My Review of Don Winslow’s “The Force”

It’s a thing now–books, movies, and TV shows that ask us to sympathize with, and even root for, dirty cops.

Of course, we’ve long been accustomed to characters like Dirty Harry, Martin Riggs and John Luther, fictional cops who broke the rules, but did so in the interest of justice. Now, however, we are seeing more characters like Hank Voight, ably played by Jason Beghe on NBC’s “Chicago PD.”

Beghe is on the pad to the mob. He also savagely beats suspects and occasionally even executes them. Yet we find ourselves rooting for him, and characters like him, because they get dirty in the name of keeping the streets safe for “citizens.”

Denny Malone, the self-styled King of Manhattan North in Don Winslow’s The Force, is a different kind of cop.  Like Beghe, he takes protection money from mobsters and brutalizes suspects while occasionally protecting the innocent. But Malone also rips off drug dealers, steals their money for himself, and puts their drugs back on the streets.

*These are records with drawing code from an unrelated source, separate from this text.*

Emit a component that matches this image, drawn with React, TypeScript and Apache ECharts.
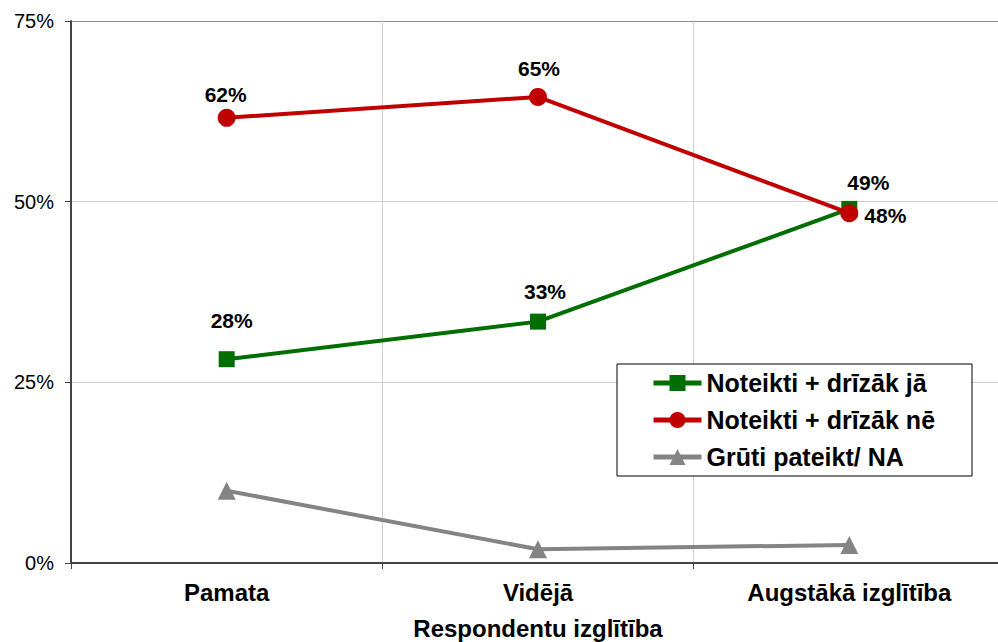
import React, { useEffect, useRef } from "react";
import * as echarts from "echarts";

const categories = ["Pamata", "Vidējā", "Augstākā izglītība"];
const seriesNames = ["Noteikti + drīzāk jā", "Noteikti + drīzāk nē", "Grūti pateikt/ NA"];
const yesValues = [28.2, 33.4, 49.0];
const noValues = [61.6, 64.5, 48.4];
const naValues = [10.0, 1.9, 2.5];
const yTicks = [0, 25, 50, 75];
const axisTitle = "Respondentu izglītība";

const yesLabelOffsets: number[][] = [[5, -39], [7, -30], [19, -26]];
const noLabelOffsets: number[][] = [[-1, -23], [1, -28], [36, 2]];

const FONT = "Liberation Sans, Arial, sans-serif";

export default function App() {
  const ref = useRef<HTMLDivElement>(null);
  useEffect(() => {
    if (!ref.current) return;
    const chart = echarts.init(ref.current, null, { renderer: "svg" });
    const mkData = (vals: number[], offs: number[][] | null) =>
      vals.map((v, i) => ({
        value: v,
        label: offs
          ? {
              show: true,
              position: "inside",
              offset: offs[i],
              formatter: Math.round(v) + "%",
              color: "#000",
              fontWeight: "bold",
              fontSize: 21,
              fontFamily: FONT,
            }
          : { show: false },
      }));
    chart.setOption({
      animation: false,
      backgroundColor: "#fff",
      textStyle: { fontFamily: FONT },
      grid: { left: 71, top: 21, right: -7, bottom: 79, containLabel: false, outerBoundsMode: "none" },
      xAxis: {
        type: "category",
        data: categories,
        boundaryGap: true,
        axisLine: { show: true, lineStyle: { color: "#444", width: 2 } },
        axisTick: { show: true, length: 6, lineStyle: { color: "#444", width: 1 } },
        splitLine: { show: true, lineStyle: { color: "#d0d0d0", width: 1 } },
        axisLabel: { color: "#000", fontWeight: "bold", fontSize: 24, margin: 17, fontFamily: FONT },
        name: axisTitle,
        nameLocation: "middle",
        nameGap: 53,
        nameTextStyle: { color: "#000", fontWeight: "bold", fontSize: 24, fontFamily: FONT },
      },
      yAxis: {
        type: "value",
        min: yTicks[0],
        max: yTicks[yTicks.length - 1],
        interval: 25,
        axisLine: { show: true, lineStyle: { color: "#444", width: 2 } },
        axisTick: { show: true, length: 6, lineStyle: { color: "#444", width: 1 } },
        splitLine: {
          show: true,
          lineStyle: { color: ["#d0d0d0", "#d0d0d0", "#d0d0d0", "#8c8c8c"], width: 1 },
        },
        axisLabel: { color: "#000", fontSize: 20, margin: 17, formatter: "{value}%", fontFamily: FONT },
      },
      legend: {
        orient: "vertical",
        left: 651,
        top: 369,
        padding: 0,
        z: 20,
        itemWidth: 48,
        itemHeight: 20,
        itemGap: 9,
        data: seriesNames,
        lineStyle: { width: 5 },
        textStyle: { color: "#000", fontWeight: "bold", fontSize: 25, lineHeight: 28, fontFamily: FONT },
      },
      graphic: [
        {
          type: "rect",
          z: 10,
          shape: { x: 617, y: 364, width: 355, height: 112 },
          style: { fill: "#fff", stroke: "#000", lineWidth: 1 },
        },
      ],
      series: [
        {
          name: seriesNames[0],
          type: "line",
          data: mkData(yesValues, yesLabelOffsets),
          symbol: "rect",
          symbolSize: 16,
          color: "#006e00",
          lineStyle: { width: 4, color: "#006e00" },
          itemStyle: { color: "#006e00" },
          z: 3,
        },
        {
          name: seriesNames[1],
          type: "line",
          data: mkData(noValues, noLabelOffsets),
          symbol: "circle",
          symbolSize: 18,
          color: "#c00000",
          lineStyle: { width: 4, color: "#c00000" },
          itemStyle: { color: "#c00000" },
          z: 4,
        },
        {
          name: seriesNames[2],
          type: "line",
          data: mkData(naValues, null),
          symbol: "triangle",
          symbolSize: 18,
          color: "#848484",
          lineStyle: { width: 4, color: "#848484" },
          itemStyle: { color: "#848484" },
          z: 3,
        },
      ],
    });
    return () => chart.dispose();
  }, []);
  return <div ref={ref} style={{ width: 998, height: 642, position: "absolute", left: 0, top: 0 }} />;
}
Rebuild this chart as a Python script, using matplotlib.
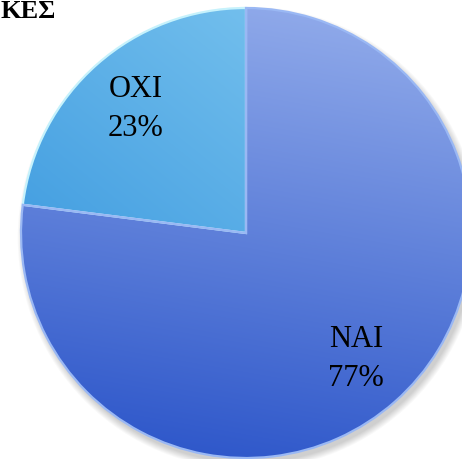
import numpy as np
import matplotlib.pyplot as plt
from matplotlib.patches import Circle

# poll answers
labels = ["OXI", "NAI"]
values = [23, 77]
title = "ΚΕΣ"

fig = plt.figure(figsize=(4.62, 4.60), dpi=100)
ax = fig.add_axes([0, 0, 1, 1])

cx, cy, r = 246, 226, 225

# soft shadow under the pie
for k in range(8):
    ax.add_patch(Circle((cx + 3, cy - 5), r + k * 0.9, color='black',
                        alpha=0.025, lw=0, zorder=1))

wedges, _ = ax.pie(values, startangle=90, counterclock=True, center=(cx, cy),
                   radius=r, explode=[0.012, 0], frame=True)

ax.set_xlim(0, 462)
ax.set_ylim(0, 460)
ax.axis('off')

# gradient fills clipped to each wedge
n = 300
xs = np.linspace(cx - r, cx + r, n)
ys = np.linspace(cy - r, cy + r, n)
X, Y = np.meshgrid(xs, ys)
tv = (cy + r - Y) / (2 * r)   # 0 at top, 1 at bottom
th = (X - (cx - r)) / (2 * r)  # 0 at left, 1 at right

def blend(c0, c1, t):
    c0 = np.array(c0) / 255.0
    c1 = np.array(c1) / 255.0
    t = np.clip(t, 0, 1)[..., None]
    return c0 * (1 - t) + c1 * t

grads = {
    "NAI": blend((150, 175, 236), (40, 82, 200), 0.85 * tv + 0.15 * (1 - th)),
    "OXI": blend((135, 205, 242), (48, 145, 220), 0.6 * tv + 0.4 * (1 - th) * 1.2),
}
edges = {"NAI": "#9ab8f4", "OXI": "#c6f2fc"}

for w, lab in zip(wedges, labels):
    w.set_facecolor('none')
    w.set_edgecolor(edges[lab])
    w.set_linewidth(1.6)
    w.set_zorder(4)
    im = ax.imshow(grads[lab], extent=(cx - r, cx + r, cy - r, cy + r),
                   origin='lower', zorder=3, interpolation='bilinear')
    im.set_clip_path(w)

ax.set_xlim(0, 462)
ax.set_ylim(0, 460)

# category labels at the middle of each slice
total = sum(values)
start = 90.0
for lab, v in zip(labels, values):
    span = 360.0 * v / total
    mid = np.deg2rad(start + span / 2)
    d = 0.74 * r
    ax.text(cx + d * np.cos(mid), cy + d * np.sin(mid),
            f"{lab}\n{v}%", ha='center', va='center', fontsize=22,
            family='Liberation Serif', linespacing=1.45, zorder=5)
    start += span

ax.text(0, 460 - 18, title, fontsize=19, fontweight='bold',
        family='Liberation Serif', ha='left', va='baseline', zorder=5)

fig.savefig("out.png", dpi=100)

Because Malone narrates his own story, the reader is apt to root with him at first, too, especially when the walls start to close in on him and his pals.. But Winslow is too fine a writer to succumb to that cliché. As he fills in Malone’s back story, demonstrating how a young man who once longed only to be a good cop descended, step by step, into hell, he asks us only to understand.

Don WinslowDon Win

The Force is Winslow’s first New York City novel, his previous books set on the west coast or along the Mexican border. But he perfectly captures both the city and the lingo of its cops, mobsters, and street dealers. As he weaves his complex saga of political corruption, race relations, a failing justice system, and what it’s like to be a cop in The Big Apple, he laces it with so many twists and betrayals that it is impossible to stop reading.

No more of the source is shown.